Over the Christmas period the workers could see the number of cases increasing and they supported UNISON’s call for the government to close all educational and childcare settings, except for vulnerable children and the children of key workers. Yet, they were left extremely angry when, under pressure from the unions, Johnson bowed to such a demand in schools, but not in early years.
Following workplace consultations undertaken by our five reps (one in each nursery) Salford City UNISON immediately mobilised support for the Council to take the decision to restrict openings in line with schools. We were met with resistance from some within the council. Initially, their argument was that the government line was correct – the nurseries were safe. This wouldn’t wash! So they changed approach and said that to take such a step could see children leaving and not coming back, thus potentially threatening the nurseries’ future. Our members understood this risk but they know the strength of feeling that exists to fight again for the nurseries if it ever becomes necessary. They knew their demand was not just for them, but for the safety of children and families.

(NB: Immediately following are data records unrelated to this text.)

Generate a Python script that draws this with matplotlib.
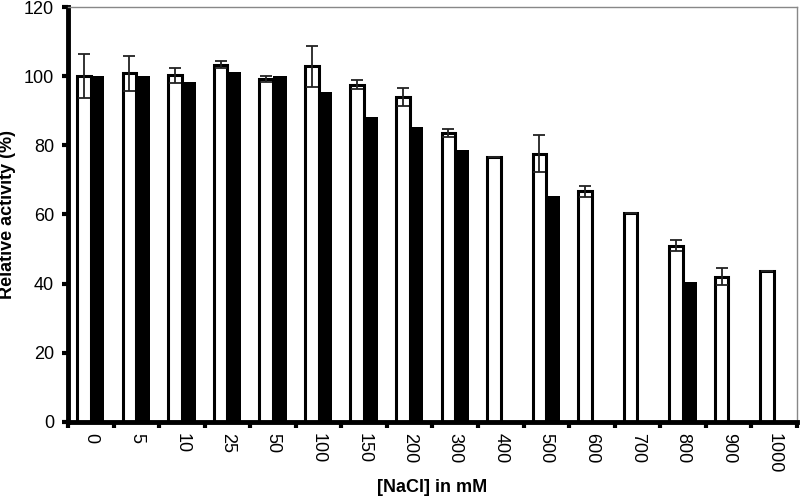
import numpy as np
import matplotlib.pyplot as plt

plt.rcParams['font.family'] = ['Liberation Sans', 'DejaVu Sans']

# NaCl concentrations (mM)
nacl = ['0', '5', '10', '25', '50', '100', '150', '200', '300', '400',
        '500', '600', '700', '800', '900', '1000']
# white bars (with error bars)
white_vals = [100, 100.8, 100.2, 103.3, 99.2, 102.8, 97.5, 94, 83.5, 76.5,
              77.6, 66.7, 60.3, 51, 42, 43.6]
white_err = [6.3, 5.0, 2.2, 1.0, 0.8, 5.8, 1.3, 2.5, 1.1, 0,
             5.4, 1.6, 0, 1.5, 2.4, 0]
# black bars (nan = no bar)
black_vals = [100, 100, 98.4, 101.2, 100, 95.3, 88.2, 85.4, 78.5, np.nan,
              65.3, np.nan, np.nan, 40.4, np.nan, np.nan]

x = np.arange(len(nacl))
w = 0.3

fig = plt.figure(figsize=(8, 5.01), dpi=100)
ax = fig.add_axes([0.085, 0.158, 0.911, 0.828])

ax.bar(x - w / 2, white_vals, w, color='white', edgecolor='black', linewidth=2.2,
       yerr=white_err, error_kw=dict(ecolor='#222222', elinewidth=1.3, capsize=4, capthick=1.3),
       zorder=2)
ax.bar(x + w / 2, black_vals, w, color='black', edgecolor='black', linewidth=0, zorder=2)

ax.set_xlim(-0.5, len(nacl) - 0.5)
ax.set_ylim(0, 120)
ax.set_yticks(np.arange(0, 121, 20))
ax.set_xticks(x)
ax.set_xticklabels(nacl, rotation=270, fontsize=13)
ax.set_xticks(np.arange(-0.5, len(nacl), 1), minor=True)
ax.tick_params(axis='x', which='major', length=0, pad=8)
ax.tick_params(axis='x', which='minor', length=4, width=3, direction='out')
ax.tick_params(axis='y', length=4, width=3, labelsize=13, pad=6)

for s in ['left', 'bottom']:
    ax.spines[s].set_linewidth(3.5)
    ax.spines[s].set_color('black')
for s in ['top', 'right']:
    ax.spines[s].set_linewidth(1)
    ax.spines[s].set_color('#888888')

ax.set_xlabel('[NaCl] in mM', fontsize=13, fontweight='bold', labelpad=4)
ax.set_ylabel('Relative activity (%)', fontsize=13, fontweight='bold', labelpad=6)

fig.savefig('out.png', dpi=100)
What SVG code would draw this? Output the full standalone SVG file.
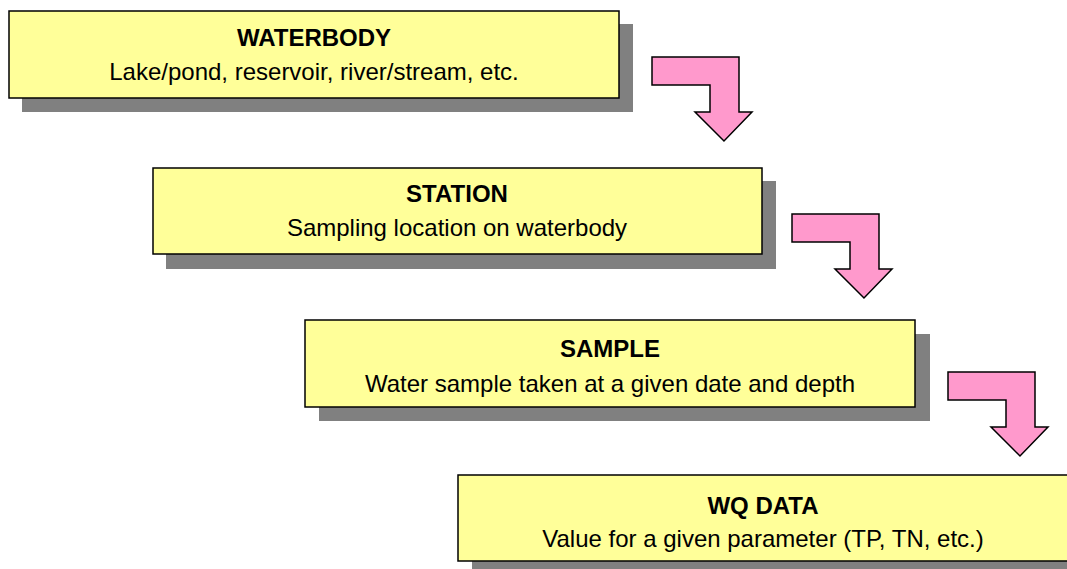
<svg xmlns="http://www.w3.org/2000/svg" width="1067" height="569" viewBox="0 0 1067 569">
<defs>
<style>
.shadow{fill:#808080;stroke:none}
.box{fill:#FFFF99;stroke:#000;stroke-width:1.5}
.arrow{fill:#FF99CC;stroke:#000;stroke-width:1.5;stroke-linejoin:miter}
.title{font-family:"Liberation Sans",Arial,sans-serif;font-size:24px;font-weight:bold;text-anchor:middle;fill:#000}
.sub{font-family:"Liberation Sans",Arial,sans-serif;font-size:24px;text-anchor:middle;fill:#000}
</style>
<path id="bend" d="M0,0 H87 V55 H100 L72,84 L43,55 H58 V28 H0 Z"/>
</defs>
<rect width="1067" height="569" fill="#fff"/>
<g id="waterbody">
<rect class="shadow" x="22" y="24" width="611" height="88"/>
<rect class="box" x="9" y="11" width="610" height="87"/>
<text class="title" x="314" y="46">WATERBODY</text>
<text class="sub" x="314" y="80">Lake/pond, reservoir, river/stream, etc.</text>
</g>
<g id="station">
<rect class="shadow" x="166" y="181" width="610" height="88"/>
<rect class="box" x="153" y="168" width="609" height="86"/>
<text class="title" x="457" y="202">STATION</text>
<text class="sub" x="457" y="236">Sampling location on waterbody</text>
</g>
<g id="sample">
<rect class="shadow" x="319" y="334" width="611" height="87"/>
<rect class="box" x="305" y="320" width="610" height="87"/>
<text class="title" x="610" y="357">SAMPLE</text>
<text class="sub" x="610" y="392">Water sample taken at a given date and depth</text>
</g>
<g id="wqdata">
<rect class="shadow" x="472" y="489" width="610" height="88"/>
<rect class="box" x="458" y="475" width="610" height="86"/>
<text class="title" x="763" y="514">WQ DATA</text>
<text class="sub" x="763" y="547">Value for a given parameter (TP, TN, etc.)</text>
</g>
<g id="connectors">
<use href="#bend" class="arrow" transform="translate(652,57)"/>
<use href="#bend" class="arrow" transform="translate(792,214)"/>
<use href="#bend" class="arrow" transform="translate(948,372)"/>
</g>
</svg>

The union held a full meeting of members on Thursday 7th January and over 30 said that if the Council did not switch to a policy of ‘key worker and vulnerable children only’ by the following week, they would hand in section 44 letters en masse and refuse to continue to attend unsafe workplaces. Representatives met with the council the following day and on the back on this stance, secured an agreement that the nurseries would restrict opening and giving parents a reasonable period of notice and time to ensure that families who still needed provision would receive it.
A joint statement was agreed by UNISON and the Council, which not only explained the decision, but also called upon the Government to take the same approach for all early years’ settings. Other UNISON branches and unions have contacted us asking advice on how we achieved this step and we’re happy to give advice and solidarity wherever we can.
Early years support is vital and we will always fight for it, but the workers who have made it their calling deserve safety, as do the families of the children they support. We can’t wait to fully re-open our nurseries, but in the meantime we will continue to support members to take similar action in other settings and continue to do what we can to force this cruel government to put the welfare of the people first.